I wonder if this is only a change of generation like it was with my father before me. I wonder if I am the equivalent of my father to the kids of today, calling their music, “Useless noise,” and cursing their so-called artists, calling them terrible because I’m too old. I doubt this.
I still remember the first cassette tape I bought with my own money. The name of the album was the same name of the band: “Black Sabbath.” I walked across town to small record store next to a video arcade known to us as The Wiz. It was raining out. I pulled my hood up and piped music to my ears. I listened to the introduction of the first song and I felt something for the first time. It was beautiful, I tell you. I was the type of rush that made it so I could feel nothing but the pure surge of guitars, bass, drums, and lyrics.
I tell you, they missed it. We had this thing. It was a movement. It was something to be a part of. We had shows and festivals. Above all, we had the heart to create and bands played their souls for us to listen to and it made you wonder if Heaven was a place where everyone danced until dawn.

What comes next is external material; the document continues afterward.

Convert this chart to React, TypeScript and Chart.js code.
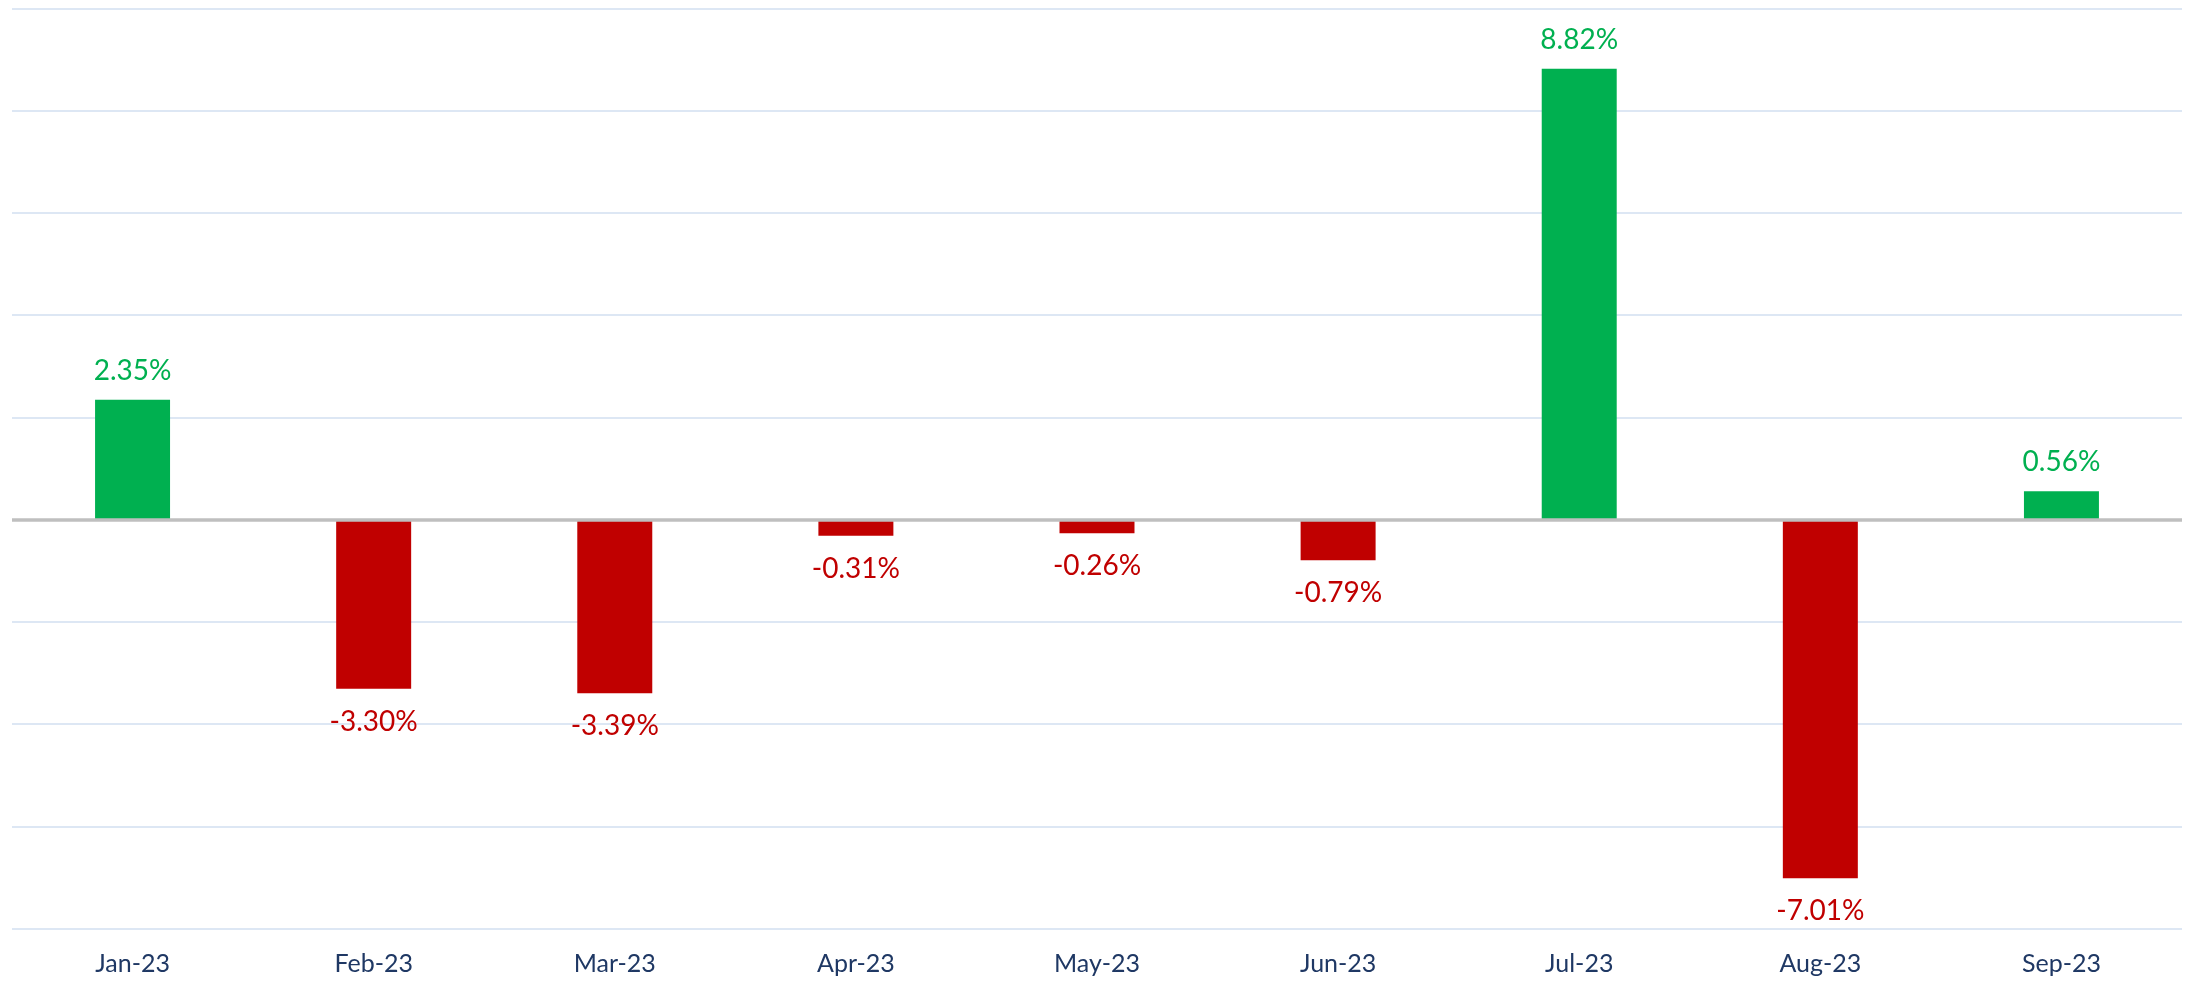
import React, { useEffect, useRef } from "react";
import { Chart, registerables } from "chart.js";

Chart.register(...registerables);

const categories = ["Jan-23", "Feb-23", "Mar-23", "Apr-23", "May-23", "Jun-23", "Jul-23", "Aug-23", "Sep-23"];
const returns = [2.35, -3.3, -3.39, -0.31, -0.26, -0.79, 8.82, -7.01, 0.56];
const yMin = -8;
const yMax = 10;
const yStep = 2;

const GREEN = "#00B050";
const RED = "#C00000";

const labelPlugin = {
  id: "valueLabels",
  afterDatasetsDraw(chart: any) {
    const { ctx } = chart;
    const yScale = chart.scales.y;
    const area = chart.chartArea;
    const zeroY = yScale.getPixelForValue(0);
    ctx.save();
    ctx.strokeStyle = "#BFBFBF";
    ctx.lineWidth = 3.5;
    ctx.beginPath();
    ctx.moveTo(area.left, zeroY);
    ctx.lineTo(area.right, zeroY);
    ctx.stroke();

    const meta = chart.getDatasetMeta(0);
    ctx.font = "28px Lato";
    ctx.textAlign = "center";
    ctx.textBaseline = "alphabetic";
    meta.data.forEach((bar: any, i: number) => {
      const v = returns[i];
      const txt = v.toFixed(2) + "%";
      ctx.fillStyle = v >= 0 ? GREEN : RED;
      const y = v >= 0 ? bar.y - 20 : bar.y + 42;
      ctx.fillText(txt, bar.x, y);
    });
    ctx.restore();
  },
};

export default function App() {
  const ref = useRef<HTMLCanvasElement>(null);
  useEffect(() => {
    if (!ref.current) return;
    const chart = new Chart(ref.current, {
      type: "bar",
      data: {
        labels: categories,
        datasets: [
          {
            data: returns,
            backgroundColor: returns.map((v) => (v >= 0 ? GREEN : RED)),
            borderWidth: 0,
            categoryPercentage: 1,
            barPercentage: 0.311,
          },
        ],
      },
      options: {
        responsive: false,
        animation: false,
        layout: { padding: { left: 12, right: 8, top: 8.5, bottom: 0 } },
        plugins: { legend: { display: false }, tooltip: { enabled: false } },
        scales: {
          x: {
            grid: { display: false, drawTicks: false },
            border: { display: false },
            ticks: {
              font: { family: "Lato", size: 25 },
              color: "#1F3864",
              padding: 20,
            },
            afterFit: (scale: any) => {
              scale.height = 58;
            },
          },
          y: {
            min: yMin,
            max: yMax,
            ticks: { display: false, stepSize: yStep },
            border: { display: false },
            grid: { color: "#DDE7F4", lineWidth: 2, drawTicks: false },
          },
        },
      },
      plugins: [labelPlugin],
    });
    return () => chart.destroy();
  }, []);
  return (
    <div style={{ position: "absolute", left: 0, top: 0, width: 2190, height: 987, background: "#fff" }}>
      <canvas ref={ref} width={2190} height={987} style={{ width: 2190, height: 987 }} />
    </div>
  );
}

If I were to ask a kid, “What was the first music video ever played on MTV, they would never know about a band called, “The Buggles.” They would never know the song, “Video Killed the Radio Star.” They would never know about this song airing first on something we called Music Television on August 1st 1981. They missed it, I tell you. They missed it all. What they hear now is only fragments that remain of tiny remnants of what we used to call rock and roll. It’s all gone, I say. But at least I have my memory. At least I have the times that I can rewind, in a sense, and play the songs that link me back to a time when music led the world. And I may not have healthcare when I grow old. I may never be able to retire and I might never see anything from Social Security, but at least I have this. At least I have the music to give my life some depth.